■ **Aim of the exercise**
Output every line of the material exactly, omitting images.

■ **Recorded information**

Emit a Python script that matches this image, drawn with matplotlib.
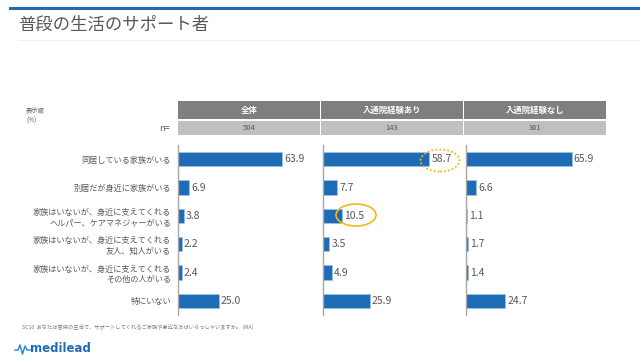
import matplotlib
matplotlib.use("Agg")
import matplotlib.pyplot as plt
from matplotlib.patches import Rectangle, Ellipse
from matplotlib.lines import Line2D

plt.rcParams['font.family'] = ['Noto Sans CJK JP', 'DejaVu Sans']

categories = [
    "同居している家族がいる",
    "別居だが身近に家族がいる",
    "家族はいないが、身近に支えてくれる\nヘルパー、ケアマネジャーがいる",
    "家族はいないが、身近に支えてくれる\n友人、知人がいる",
    "家族はいないが、身近に支えてくれる\nその他の人がいる",
    "特にいない",
]
groups = ["全体", "入通院経験あり", "入通院経験なし"]
n_values = ["504", "143", "361"]
values_all = [63.9, 6.9, 3.8, 2.2, 2.4, 25.0]
values_yes = [58.7, 7.7, 10.5, 3.5, 4.9, 25.9]
values_no = [65.9, 6.6, 1.1, 1.7, 1.4, 24.7]
series = [values_all, values_yes, values_no]
xmax = [87, 78.5, 88]

W, H = 640, 360
BLUE = "#1F6CB6"
GRAY_TXT = "#595959"
ORANGE = "#F5B914"

fig = plt.figure(figsize=(6.4, 3.6), dpi=100)


def fx(px):
    return px / W


def fy(py):
    return 1 - py / H


# top bar and title
fig.add_artist(Line2D([fx(10), fx(640)], [fy(8), fy(8)], color="#1F6CB6", lw=2.2))
fig.text(fx(18), fy(25), "普段の生活のサポート者", fontsize=12.5, color="#595959", va="center")
fig.add_artist(Line2D([fx(18), fx(640)], [fy(39.5), fy(39.5)], color="#F0F0F0", lw=0.8))

# legend notes
fig.text(fx(26), fy(110), "表示順", fontsize=4.5, color=GRAY_TXT, va="center")
fig.text(fx(26), fy(121), "(%)", fontsize=4.5, color=GRAY_TXT, va="center")
fig.text(fx(170), fy(128), "n=", fontsize=6.5, color=GRAY_TXT, va="center", ha="right")

# header table
col_left = [178, 321, 464]
col_w = 141.5
for i, (g, n) in enumerate(zip(groups, n_values)):
    x0 = col_left[i]
    fig.add_artist(Rectangle((fx(x0), fy(119)), fx(col_w), 18 / H,
                             transform=fig.transFigure, color="#7F7F7F", lw=0))
    fig.add_artist(Rectangle((fx(x0), fy(135)), fx(col_w), 14 / H,
                             transform=fig.transFigure, color="#BFBFBF", lw=0))
    fig.text(fx(x0 + col_w / 2), fy(110), g, fontsize=6, color="white",
             ha="center", va="center", fontweight="bold")
    fig.text(fx(x0 + col_w / 2), fy(128), n, fontsize=5.5, color=GRAY_TXT,
             ha="center", va="center")

# bar panels
axes = []
for i, vals in enumerate(series):
    x0 = [178, 323, 465.5][i]
    ax = fig.add_axes([fx(x0), fy(315), fx(142), 170 / H])
    y = list(range(len(vals)))
    ax.barh(y, vals, height=0.5, color=BLUE, edgecolor="#9DC3E6", linewidth=0.5)
    ax.set_ylim(len(vals) - 0.5, -0.5)
    ax.set_xlim(0, xmax[i])
    for yy, v in zip(y, vals):
        ax.text(v + 1.2, yy, f"{v:.1f}", fontsize=7.5, color=GRAY_TXT,
                va="center", ha="left")
    for s in ["top", "right", "bottom"]:
        ax.spines[s].set_visible(False)
    ax.spines["left"].set_color("#A6A6A6")
    ax.spines["left"].set_linewidth(1)
    ax.set_xticks([])
    ax.set_yticks([])
    ax.patch.set_alpha(0)
    axes.append(ax)

axes[0].set_yticks(range(len(categories)))
axes[0].set_yticklabels(categories, fontsize=5.9, color=GRAY_TXT, linespacing=1.25)
axes[0].tick_params(axis="y", length=0, pad=5)

# highlight ellipses
fig.add_artist(Ellipse((fx(440), fy(160.5)), fx(39), 22 / H, transform=fig.transFigure,
                       fill=False, edgecolor=ORANGE, lw=1.3, linestyle=(0, (1, 1.2)),
                       zorder=10))
fig.add_artist(Ellipse((fx(356), fy(215)), fx(40), 22 / H, transform=fig.transFigure,
                       fill=False, edgecolor=ORANGE, lw=1.2, zorder=10))

# footnote
fig.text(fx(22), fy(327), "SC10  あなたは普段の生活で、サポートしてくれるご家族や身近な方はいらっしゃいますか。 (MA)",
         fontsize=3.8, color="#7F7F7F", va="center")

# logo
fig.add_artist(Line2D([fx(15), fx(18), fx(20), fx(22.5), fx(25), fx(27), fx(30)],
                      [fy(350), fy(350), fy(345), fy(354), fy(346), fy(350), fy(350)],
                      color="#2E8FD6", lw=1.1))
fig.text(fx(30), fy(349), "medilead", fontsize=8.5, color="#1F6CB6", va="center",
         fontweight="bold", family=["DejaVu Sans"])

fig.savefig("out.png", dpi=100)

■ **Result for this exercise**
Emit a Python script that matches this image, drawn with matplotlib.
import matplotlib
matplotlib.use("Agg")
import matplotlib.pyplot as plt
from matplotlib.patches import Rectangle, Ellipse
from matplotlib.lines import Line2D

plt.rcParams['font.family'] = ['Noto Sans CJK JP', 'DejaVu Sans']

categories = [
    "同居している家族がいる",
    "別居だが身近に家族がいる",
    "家族はいないが、身近に支えてくれる\nヘルパー、ケアマネジャーがいる",
    "家族はいないが、身近に支えてくれる\n友人、知人がいる",
    "家族はいないが、身近に支えてくれる\nその他の人がいる",
    "特にいない",
]
groups = ["全体", "入通院経験あり", "入通院経験なし"]
n_values = ["504", "143", "361"]
values_all = [63.9, 6.9, 3.8, 2.2, 2.4, 25.0]
values_yes = [58.7, 7.7, 10.5, 3.5, 4.9, 25.9]
values_no = [65.9, 6.6, 1.1, 1.7, 1.4, 24.7]
series = [values_all, values_yes, values_no]
xmax = [87, 78.5, 88]

W, H = 640, 360
BLUE = "#1F6CB6"
GRAY_TXT = "#595959"
ORANGE = "#F5B914"

fig = plt.figure(figsize=(6.4, 3.6), dpi=100)


def fx(px):
    return px / W


def fy(py):
    return 1 - py / H


# top bar and title
fig.add_artist(Line2D([fx(10), fx(640)], [fy(8), fy(8)], color="#1F6CB6", lw=2.2))
fig.text(fx(18), fy(25), "普段の生活のサポート者", fontsize=12.5, color="#595959", va="center")
fig.add_artist(Line2D([fx(18), fx(640)], [fy(39.5), fy(39.5)], color="#F0F0F0", lw=0.8))

# legend notes
fig.text(fx(26), fy(110), "表示順", fontsize=4.5, color=GRAY_TXT, va="center")
fig.text(fx(26), fy(121), "(%)", fontsize=4.5, color=GRAY_TXT, va="center")
fig.text(fx(170), fy(128), "n=", fontsize=6.5, color=GRAY_TXT, va="center", ha="right")

# header table
col_left = [178, 321, 464]
col_w = 141.5
for i, (g, n) in enumerate(zip(groups, n_values)):
    x0 = col_left[i]
    fig.add_artist(Rectangle((fx(x0), fy(119)), fx(col_w), 18 / H,
                             transform=fig.transFigure, color="#7F7F7F", lw=0))
    fig.add_artist(Rectangle((fx(x0), fy(135)), fx(col_w), 14 / H,
                             transform=fig.transFigure, color="#BFBFBF", lw=0))
    fig.text(fx(x0 + col_w / 2), fy(110), g, fontsize=6, color="white",
             ha="center", va="center", fontweight="bold")
    fig.text(fx(x0 + col_w / 2), fy(128), n, fontsize=5.5, color=GRAY_TXT,
             ha="center", va="center")

# bar panels
axes = []
for i, vals in enumerate(series):
    x0 = [178, 323, 465.5][i]
    ax = fig.add_axes([fx(x0), fy(315), fx(142), 170 / H])
    y = list(range(len(vals)))
    ax.barh(y, vals, height=0.5, color=BLUE, edgecolor="#9DC3E6", linewidth=0.5)
    ax.set_ylim(len(vals) - 0.5, -0.5)
    ax.set_xlim(0, xmax[i])
    for yy, v in zip(y, vals):
        ax.text(v + 1.2, yy, f"{v:.1f}", fontsize=7.5, color=GRAY_TXT,
                va="center", ha="left")
    for s in ["top", "right", "bottom"]:
        ax.spines[s].set_visible(False)
    ax.spines["left"].set_color("#A6A6A6")
    ax.spines["left"].set_linewidth(1)
    ax.set_xticks([])
    ax.set_yticks([])
    ax.patch.set_alpha(0)
    axes.append(ax)

axes[0].set_yticks(range(len(categories)))
axes[0].set_yticklabels(categories, fontsize=5.9, color=GRAY_TXT, linespacing=1.25)
axes[0].tick_params(axis="y", length=0, pad=5)

# highlight ellipses
fig.add_artist(Ellipse((fx(440), fy(160.5)), fx(39), 22 / H, transform=fig.transFigure,
                       fill=False, edgecolor=ORANGE, lw=1.3, linestyle=(0, (1, 1.2)),
                       zorder=10))
fig.add_artist(Ellipse((fx(356), fy(215)), fx(40), 22 / H, transform=fig.transFigure,
                       fill=False, edgecolor=ORANGE, lw=1.2, zorder=10))

# footnote
fig.text(fx(22), fy(327), "SC10  あなたは普段の生活で、サポートしてくれるご家族や身近な方はいらっしゃいますか。 (MA)",
         fontsize=3.8, color="#7F7F7F", va="center")

# logo
fig.add_artist(Line2D([fx(15), fx(18), fx(20), fx(22.5), fx(25), fx(27), fx(30)],
                      [fy(350), fy(350), fy(345), fy(354), fy(346), fy(350), fy(350)],
                      color="#2E8FD6", lw=1.1))
fig.text(fx(30), fy(349), "medilead", fontsize=8.5, color="#1F6CB6", va="center",
         fontweight="bold", family=["DejaVu Sans"])

fig.savefig("out.png", dpi=100)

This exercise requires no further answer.